** Start of Provided material **
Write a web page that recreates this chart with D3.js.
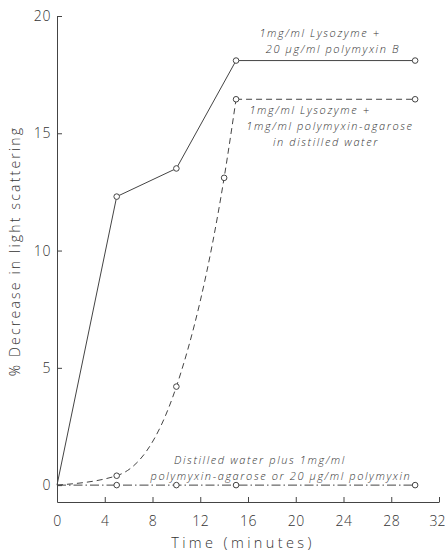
<!DOCTYPE html>
<html><head><meta charset="utf-8">
<script src="https://cdn.jsdelivr.net/npm/d3@7"></script>
<style>
html,body{margin:0;padding:0;background:#fff;}
svg text{font-family:"Open Sans","DejaVu Sans",sans-serif;font-weight:300;fill:#333;}
</style></head><body>
<svg id="chart" width="445" height="553"></svg>
<script>
// Data
const timeMinutes = [0, 5, 10, 15, 30];
const lysozymePolymyxinB = [0, 12.3, 13.5, 18.1, 18.1];
const lysoTimes = [0, 5, 10, 14, 15, 30];
const lysozymeAgarose = [0, 0.4, 4.2, 13.1, 16.45, 16.45];
const controlValues = [0, 0, 0, 0, 0];
const xTicks = [0, 4, 8, 12, 16, 20, 24, 28, 32];
const yTicks = [0, 5, 10, 15, 20];
const labelA = ["1mg/ml Lysozyme +", "20 \u03bcg/ml polymyxin B"];
const labelB = ["1mg/ml Lysozyme +", "1mg/ml polymyxin-agarose", "in distilled water"];
const labelC = ["Distilled water plus 1mg/ml", "polymyxin-agarose or 20 \u03bcg/ml polymyxin"];

const svg = d3.select("#chart");
const ink = "#444";
const x = d3.scaleLinear().domain([0, 32]).range([57, 439]);
const y = d3.scaleLinear().domain([-0.72, 20]).range([502, 16]);

// axes
const yAxis = d3.axisLeft(y).tickValues(yTicks).tickSize(-5).tickSizeOuter(0).tickPadding(6).tickFormat(d3.format("d"));
const gy = svg.append("g").attr("transform", `translate(${x(0)},0)`).call(yAxis);
const xAxis = d3.axisBottom(x).tickValues(xTicks).tickSize(-5).tickSizeOuter(0).tickPadding(14).tickFormat(d3.format("d"));
const gx = svg.append("g").attr("transform", `translate(0,${y(-0.72)})`).call(xAxis);
[gx, gy].forEach(g => {
  g.selectAll("path,line").attr("stroke", ink).attr("stroke-width", 1);
  g.selectAll("text").attr("font-size", 14).attr("letter-spacing", 0.6).attr("fill", "#333")
    .style("font-family", '"Open Sans","DejaVu Sans",sans-serif').style("font-weight", 300);
});
gx.selectAll("text").filter(d => d === 32).attr("letter-spacing", 0).attr("dx", -2);

// axis titles
svg.append("text").attr("x", 243).attr("y", 548).attr("text-anchor", "middle")
  .attr("font-size", 14.5).attr("letter-spacing", 3.4).text("Time (minutes)");
svg.append("text").attr("transform", "translate(20,251) rotate(-90)").attr("text-anchor", "middle")
  .attr("font-size", 14).attr("letter-spacing", 2.2).text("% Decrease in light scattering");

const lin = d3.line().x(d => x(d[0])).y(d => y(d[1]));
const smooth = d3.line().x(d => x(d[0])).y(d => y(d[1])).curve(d3.curveMonotoneX);

// series A solid
const ptsA = timeMinutes.map((t, i) => [t, lysozymePolymyxinB[i]]);
svg.append("path").attr("d", lin(ptsA)).attr("fill", "none").attr("stroke", ink).attr("stroke-width", 1);

// series B dashed: smooth rise then straight plateau
const ptsB = lysoTimes.map((t, i) => [t, lysozymeAgarose[i]]);
svg.append("path").attr("d", smooth(ptsB.slice(0, 5))).attr("fill", "none").attr("stroke", ink)
  .attr("stroke-width", 1).attr("stroke-dasharray", "6,4");
svg.append("path").attr("d", lin(ptsB.slice(4))).attr("fill", "none").attr("stroke", ink)
  .attr("stroke-width", 1).attr("stroke-dasharray", "6,4");

// series C dash-dot
const ptsC = timeMinutes.map((t, i) => [t, controlValues[i]]);
svg.append("path").attr("d", lin(ptsC)).attr("fill", "none").attr("stroke", ink)
  .attr("stroke-width", 1).attr("stroke-dasharray", "9,3,1.5,3");

// markers (skip origin)
[ptsA, ptsB, ptsC].forEach(pts => {
  svg.append("g").selectAll("circle").data(pts.filter(d => d[0] > 0)).join("circle")
    .attr("cx", d => x(d[0])).attr("cy", d => y(d[1])).attr("r", 2.8)
    .attr("fill", "#fff").attr("stroke", ink).attr("stroke-width", 1);
});

// annotations
function label(lines, xs, ys) {
  lines.forEach((s, i) => {
    svg.append("text").attr("x", xs[i]).attr("y", ys[i]).attr("text-anchor", "middle")
      .attr("font-size", 11).attr("letter-spacing", 1.6).attr("font-style", "italic").text(s);
  });
}
label(labelA, [320, 333], [37, 53]);
label(labelB, [310, 330, 326], [114, 130, 146]);
label(labelC, [260, 281], [464, 480]);
</script>
</body></html>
** End of Provided material **
Leave out the pictures and repeat exactly the lines from the start of the material through the line that contains "or 20 \u03bcg/ml", both included.

**Solution:**
Write a web page that recreates this chart with D3.js.
<!DOCTYPE html>
<html><head><meta charset="utf-8">
<script src="https://cdn.jsdelivr.net/npm/d3@7"></script>
<style>
html,body{margin:0;padding:0;background:#fff;}
svg text{font-family:"Open Sans","DejaVu Sans",sans-serif;font-weight:300;fill:#333;}
</style></head><body>
<svg id="chart" width="445" height="553"></svg>
<script>
// Data
const timeMinutes = [0, 5, 10, 15, 30];
const lysozymePolymyxinB = [0, 12.3, 13.5, 18.1, 18.1];
const lysoTimes = [0, 5, 10, 14, 15, 30];
const lysozymeAgarose = [0, 0.4, 4.2, 13.1, 16.45, 16.45];
const controlValues = [0, 0, 0, 0, 0];
const xTicks = [0, 4, 8, 12, 16, 20, 24, 28, 32];
const yTicks = [0, 5, 10, 15, 20];
const labelA = ["1mg/ml Lysozyme +", "20 \u03bcg/ml polymyxin B"];
const labelB = ["1mg/ml Lysozyme +", "1mg/ml polymyxin-agarose", "in distilled water"];
const labelC = ["Distilled water plus 1mg/ml", "polymyxin-agarose or 20 \u03bcg/ml polymyxin"];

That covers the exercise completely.